### SHORT PROBLEM
Transcribe all of the material below word for word and leave out its pictures.

-------------------------

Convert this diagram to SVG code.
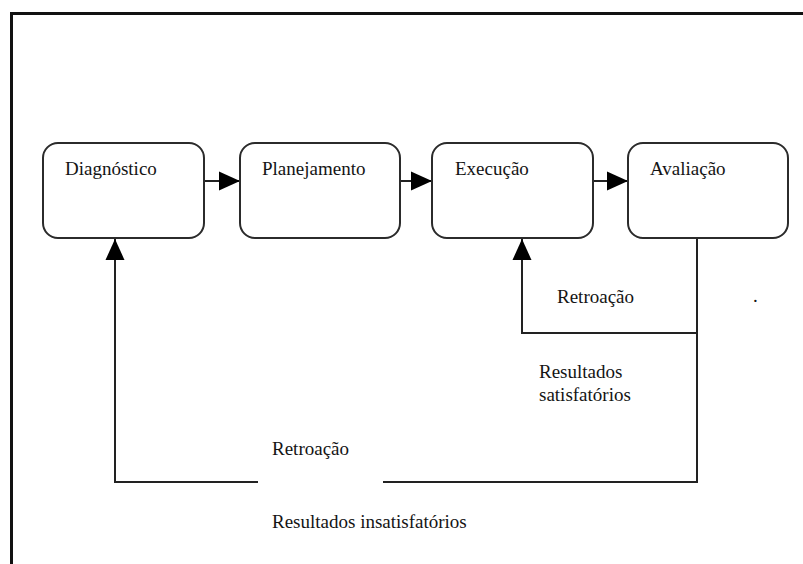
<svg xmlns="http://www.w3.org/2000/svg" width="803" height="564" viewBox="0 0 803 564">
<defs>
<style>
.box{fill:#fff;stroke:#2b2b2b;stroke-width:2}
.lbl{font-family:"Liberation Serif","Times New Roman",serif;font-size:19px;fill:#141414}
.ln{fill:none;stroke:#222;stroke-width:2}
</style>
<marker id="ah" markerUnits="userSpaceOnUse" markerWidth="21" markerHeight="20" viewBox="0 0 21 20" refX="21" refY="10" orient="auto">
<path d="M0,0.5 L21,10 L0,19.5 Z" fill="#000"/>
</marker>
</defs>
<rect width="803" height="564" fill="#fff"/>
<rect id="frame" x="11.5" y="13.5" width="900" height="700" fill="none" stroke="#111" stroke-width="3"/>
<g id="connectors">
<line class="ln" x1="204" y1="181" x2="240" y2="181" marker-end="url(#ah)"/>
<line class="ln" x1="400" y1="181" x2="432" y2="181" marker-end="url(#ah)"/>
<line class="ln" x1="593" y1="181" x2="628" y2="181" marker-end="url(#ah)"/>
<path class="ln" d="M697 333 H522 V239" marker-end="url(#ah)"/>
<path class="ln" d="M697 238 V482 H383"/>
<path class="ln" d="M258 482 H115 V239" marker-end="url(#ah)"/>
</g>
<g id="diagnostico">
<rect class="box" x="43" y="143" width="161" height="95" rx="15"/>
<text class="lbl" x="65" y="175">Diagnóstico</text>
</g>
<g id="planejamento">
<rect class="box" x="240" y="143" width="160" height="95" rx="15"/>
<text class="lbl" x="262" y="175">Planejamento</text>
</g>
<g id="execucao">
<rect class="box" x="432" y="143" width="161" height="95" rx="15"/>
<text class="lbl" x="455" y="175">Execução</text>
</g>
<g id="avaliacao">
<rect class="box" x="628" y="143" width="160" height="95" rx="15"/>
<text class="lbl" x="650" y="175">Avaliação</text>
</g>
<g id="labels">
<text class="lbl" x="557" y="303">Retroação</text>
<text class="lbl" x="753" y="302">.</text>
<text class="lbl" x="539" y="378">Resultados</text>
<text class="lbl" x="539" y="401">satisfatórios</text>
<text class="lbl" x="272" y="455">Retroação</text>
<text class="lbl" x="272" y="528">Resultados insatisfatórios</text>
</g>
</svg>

-------------------------

### RESULT FOR THIS EXERCISE
Convert this diagram to SVG code.
<svg xmlns="http://www.w3.org/2000/svg" width="803" height="564" viewBox="0 0 803 564">
<defs>
<style>
.box{fill:#fff;stroke:#2b2b2b;stroke-width:2}
.lbl{font-family:"Liberation Serif","Times New Roman",serif;font-size:19px;fill:#141414}
.ln{fill:none;stroke:#222;stroke-width:2}
</style>
<marker id="ah" markerUnits="userSpaceOnUse" markerWidth="21" markerHeight="20" viewBox="0 0 21 20" refX="21" refY="10" orient="auto">
<path d="M0,0.5 L21,10 L0,19.5 Z" fill="#000"/>
</marker>
</defs>
<rect width="803" height="564" fill="#fff"/>
<rect id="frame" x="11.5" y="13.5" width="900" height="700" fill="none" stroke="#111" stroke-width="3"/>
<g id="connectors">
<line class="ln" x1="204" y1="181" x2="240" y2="181" marker-end="url(#ah)"/>
<line class="ln" x1="400" y1="181" x2="432" y2="181" marker-end="url(#ah)"/>
<line class="ln" x1="593" y1="181" x2="628" y2="181" marker-end="url(#ah)"/>
<path class="ln" d="M697 333 H522 V239" marker-end="url(#ah)"/>
<path class="ln" d="M697 238 V482 H383"/>
<path class="ln" d="M258 482 H115 V239" marker-end="url(#ah)"/>
</g>
<g id="diagnostico">
<rect class="box" x="43" y="143" width="161" height="95" rx="15"/>
<text class="lbl" x="65" y="175">Diagnóstico</text>
</g>
<g id="planejamento">
<rect class="box" x="240" y="143" width="160" height="95" rx="15"/>
<text class="lbl" x="262" y="175">Planejamento</text>
</g>
<g id="execucao">
<rect class="box" x="432" y="143" width="161" height="95" rx="15"/>
<text class="lbl" x="455" y="175">Execução</text>
</g>
<g id="avaliacao">
<rect class="box" x="628" y="143" width="160" height="95" rx="15"/>
<text class="lbl" x="650" y="175">Avaliação</text>
</g>
<g id="labels">
<text class="lbl" x="557" y="303">Retroação</text>
<text class="lbl" x="753" y="302">.</text>
<text class="lbl" x="539" y="378">Resultados</text>
<text class="lbl" x="539" y="401">satisfatórios</text>
<text class="lbl" x="272" y="455">Retroação</text>
<text class="lbl" x="272" y="528">Resultados insatisfatórios</text>
</g>
</svg>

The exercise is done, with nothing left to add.